- **EXERCISE REQUIREMENTS**: Transcribe everything in the data word for word. Pictures are left out.

START

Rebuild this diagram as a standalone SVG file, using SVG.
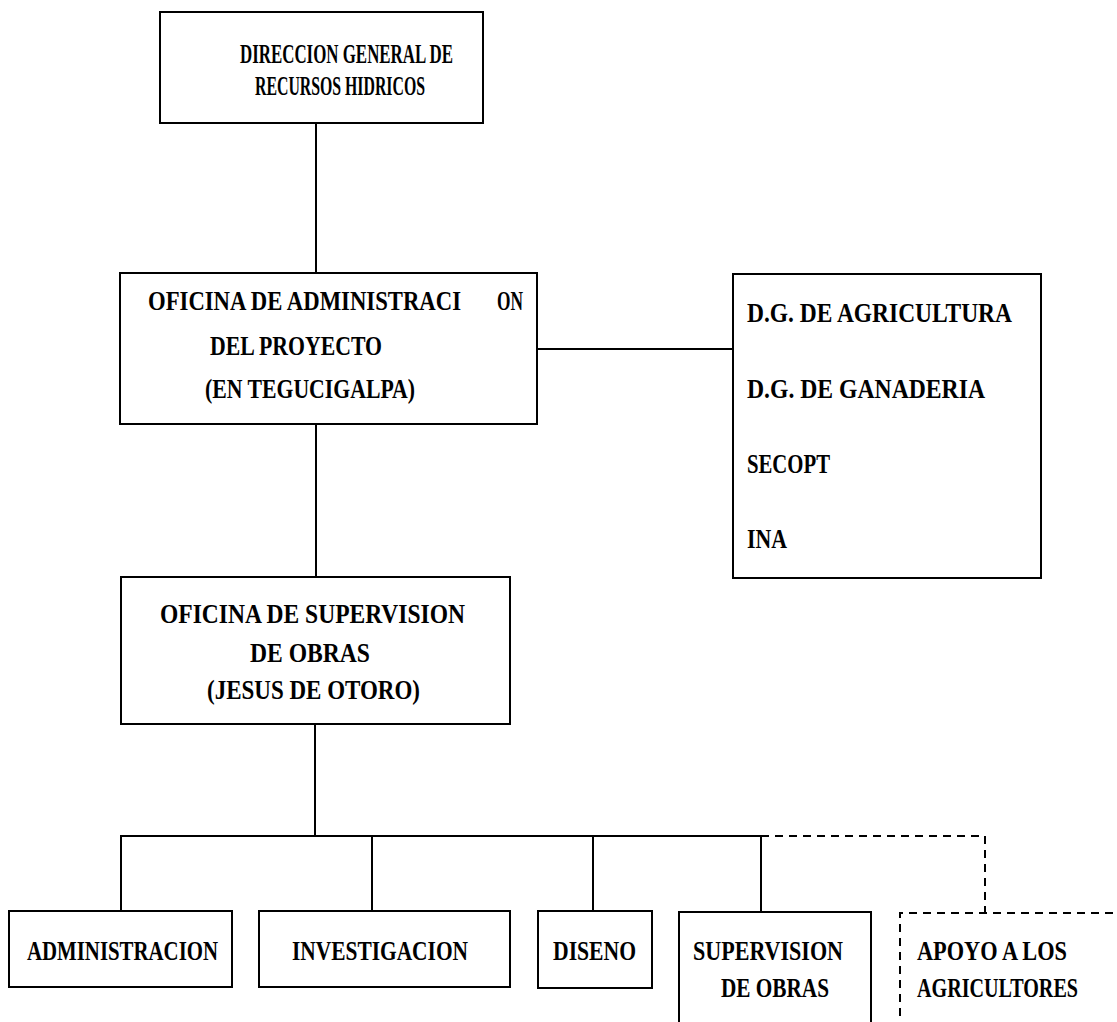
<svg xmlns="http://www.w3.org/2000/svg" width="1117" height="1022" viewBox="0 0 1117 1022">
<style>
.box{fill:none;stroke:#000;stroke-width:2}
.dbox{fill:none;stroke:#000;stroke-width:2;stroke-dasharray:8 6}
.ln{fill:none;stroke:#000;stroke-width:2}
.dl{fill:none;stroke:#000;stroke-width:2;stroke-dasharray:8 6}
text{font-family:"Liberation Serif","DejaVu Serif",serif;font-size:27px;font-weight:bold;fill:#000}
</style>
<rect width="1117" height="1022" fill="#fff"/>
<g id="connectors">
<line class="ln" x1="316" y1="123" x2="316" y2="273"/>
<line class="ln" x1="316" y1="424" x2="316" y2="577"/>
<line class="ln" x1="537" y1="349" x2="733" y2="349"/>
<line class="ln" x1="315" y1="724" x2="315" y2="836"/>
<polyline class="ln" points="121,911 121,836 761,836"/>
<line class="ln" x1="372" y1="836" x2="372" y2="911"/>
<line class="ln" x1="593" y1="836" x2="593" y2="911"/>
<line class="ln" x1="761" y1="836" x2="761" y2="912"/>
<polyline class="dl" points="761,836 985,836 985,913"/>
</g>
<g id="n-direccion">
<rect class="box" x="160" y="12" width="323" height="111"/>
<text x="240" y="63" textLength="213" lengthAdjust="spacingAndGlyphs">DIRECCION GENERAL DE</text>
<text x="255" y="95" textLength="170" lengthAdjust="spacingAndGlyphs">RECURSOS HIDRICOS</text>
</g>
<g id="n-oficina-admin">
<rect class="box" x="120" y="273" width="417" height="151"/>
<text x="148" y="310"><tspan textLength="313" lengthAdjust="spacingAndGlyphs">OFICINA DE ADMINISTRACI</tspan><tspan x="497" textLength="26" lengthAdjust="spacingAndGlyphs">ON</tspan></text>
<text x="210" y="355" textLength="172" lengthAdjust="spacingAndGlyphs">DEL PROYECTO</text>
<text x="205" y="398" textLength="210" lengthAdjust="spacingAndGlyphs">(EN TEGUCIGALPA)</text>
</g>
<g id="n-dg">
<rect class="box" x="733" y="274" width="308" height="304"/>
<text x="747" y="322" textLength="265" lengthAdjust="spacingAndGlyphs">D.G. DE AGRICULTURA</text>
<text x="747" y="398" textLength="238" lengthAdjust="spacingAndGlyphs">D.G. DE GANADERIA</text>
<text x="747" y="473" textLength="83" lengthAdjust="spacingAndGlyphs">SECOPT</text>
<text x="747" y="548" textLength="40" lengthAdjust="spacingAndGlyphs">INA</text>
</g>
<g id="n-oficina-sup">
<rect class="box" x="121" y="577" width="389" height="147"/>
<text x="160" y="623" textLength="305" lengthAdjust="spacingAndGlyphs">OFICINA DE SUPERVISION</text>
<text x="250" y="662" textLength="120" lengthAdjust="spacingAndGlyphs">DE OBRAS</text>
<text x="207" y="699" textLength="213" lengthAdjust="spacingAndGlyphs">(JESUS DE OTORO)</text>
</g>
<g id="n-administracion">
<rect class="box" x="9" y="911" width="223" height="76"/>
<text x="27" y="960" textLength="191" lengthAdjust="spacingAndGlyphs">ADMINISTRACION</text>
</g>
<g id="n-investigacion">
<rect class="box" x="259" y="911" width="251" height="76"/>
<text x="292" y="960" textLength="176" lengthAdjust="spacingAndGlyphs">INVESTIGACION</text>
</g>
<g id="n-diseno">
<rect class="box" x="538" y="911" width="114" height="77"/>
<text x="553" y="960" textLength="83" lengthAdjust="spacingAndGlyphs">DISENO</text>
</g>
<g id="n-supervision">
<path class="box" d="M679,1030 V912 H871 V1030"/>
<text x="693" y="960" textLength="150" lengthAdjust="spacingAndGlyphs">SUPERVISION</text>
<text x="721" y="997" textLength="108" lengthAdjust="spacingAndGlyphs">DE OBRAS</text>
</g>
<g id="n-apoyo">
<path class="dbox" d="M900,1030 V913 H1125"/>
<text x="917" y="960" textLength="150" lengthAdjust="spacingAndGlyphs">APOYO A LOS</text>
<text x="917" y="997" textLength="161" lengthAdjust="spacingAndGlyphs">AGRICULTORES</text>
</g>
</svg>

END

- **EXERCISE SOLUTION**:
Rebuild this diagram as a standalone SVG file, using SVG.
<svg xmlns="http://www.w3.org/2000/svg" width="1117" height="1022" viewBox="0 0 1117 1022">
<style>
.box{fill:none;stroke:#000;stroke-width:2}
.dbox{fill:none;stroke:#000;stroke-width:2;stroke-dasharray:8 6}
.ln{fill:none;stroke:#000;stroke-width:2}
.dl{fill:none;stroke:#000;stroke-width:2;stroke-dasharray:8 6}
text{font-family:"Liberation Serif","DejaVu Serif",serif;font-size:27px;font-weight:bold;fill:#000}
</style>
<rect width="1117" height="1022" fill="#fff"/>
<g id="connectors">
<line class="ln" x1="316" y1="123" x2="316" y2="273"/>
<line class="ln" x1="316" y1="424" x2="316" y2="577"/>
<line class="ln" x1="537" y1="349" x2="733" y2="349"/>
<line class="ln" x1="315" y1="724" x2="315" y2="836"/>
<polyline class="ln" points="121,911 121,836 761,836"/>
<line class="ln" x1="372" y1="836" x2="372" y2="911"/>
<line class="ln" x1="593" y1="836" x2="593" y2="911"/>
<line class="ln" x1="761" y1="836" x2="761" y2="912"/>
<polyline class="dl" points="761,836 985,836 985,913"/>
</g>
<g id="n-direccion">
<rect class="box" x="160" y="12" width="323" height="111"/>
<text x="240" y="63" textLength="213" lengthAdjust="spacingAndGlyphs">DIRECCION GENERAL DE</text>
<text x="255" y="95" textLength="170" lengthAdjust="spacingAndGlyphs">RECURSOS HIDRICOS</text>
</g>
<g id="n-oficina-admin">
<rect class="box" x="120" y="273" width="417" height="151"/>
<text x="148" y="310"><tspan textLength="313" lengthAdjust="spacingAndGlyphs">OFICINA DE ADMINISTRACI</tspan><tspan x="497" textLength="26" lengthAdjust="spacingAndGlyphs">ON</tspan></text>
<text x="210" y="355" textLength="172" lengthAdjust="spacingAndGlyphs">DEL PROYECTO</text>
<text x="205" y="398" textLength="210" lengthAdjust="spacingAndGlyphs">(EN TEGUCIGALPA)</text>
</g>
<g id="n-dg">
<rect class="box" x="733" y="274" width="308" height="304"/>
<text x="747" y="322" textLength="265" lengthAdjust="spacingAndGlyphs">D.G. DE AGRICULTURA</text>
<text x="747" y="398" textLength="238" lengthAdjust="spacingAndGlyphs">D.G. DE GANADERIA</text>
<text x="747" y="473" textLength="83" lengthAdjust="spacingAndGlyphs">SECOPT</text>
<text x="747" y="548" textLength="40" lengthAdjust="spacingAndGlyphs">INA</text>
</g>
<g id="n-oficina-sup">
<rect class="box" x="121" y="577" width="389" height="147"/>
<text x="160" y="623" textLength="305" lengthAdjust="spacingAndGlyphs">OFICINA DE SUPERVISION</text>
<text x="250" y="662" textLength="120" lengthAdjust="spacingAndGlyphs">DE OBRAS</text>
<text x="207" y="699" textLength="213" lengthAdjust="spacingAndGlyphs">(JESUS DE OTORO)</text>
</g>
<g id="n-administracion">
<rect class="box" x="9" y="911" width="223" height="76"/>
<text x="27" y="960" textLength="191" lengthAdjust="spacingAndGlyphs">ADMINISTRACION</text>
</g>
<g id="n-investigacion">
<rect class="box" x="259" y="911" width="251" height="76"/>
<text x="292" y="960" textLength="176" lengthAdjust="spacingAndGlyphs">INVESTIGACION</text>
</g>
<g id="n-diseno">
<rect class="box" x="538" y="911" width="114" height="77"/>
<text x="553" y="960" textLength="83" lengthAdjust="spacingAndGlyphs">DISENO</text>
</g>
<g id="n-supervision">
<path class="box" d="M679,1030 V912 H871 V1030"/>
<text x="693" y="960" textLength="150" lengthAdjust="spacingAndGlyphs">SUPERVISION</text>
<text x="721" y="997" textLength="108" lengthAdjust="spacingAndGlyphs">DE OBRAS</text>
</g>
<g id="n-apoyo">
<path class="dbox" d="M900,1030 V913 H1125"/>
<text x="917" y="960" textLength="150" lengthAdjust="spacingAndGlyphs">APOYO A LOS</text>
<text x="917" y="997" textLength="161" lengthAdjust="spacingAndGlyphs">AGRICULTORES</text>
</g>
</svg>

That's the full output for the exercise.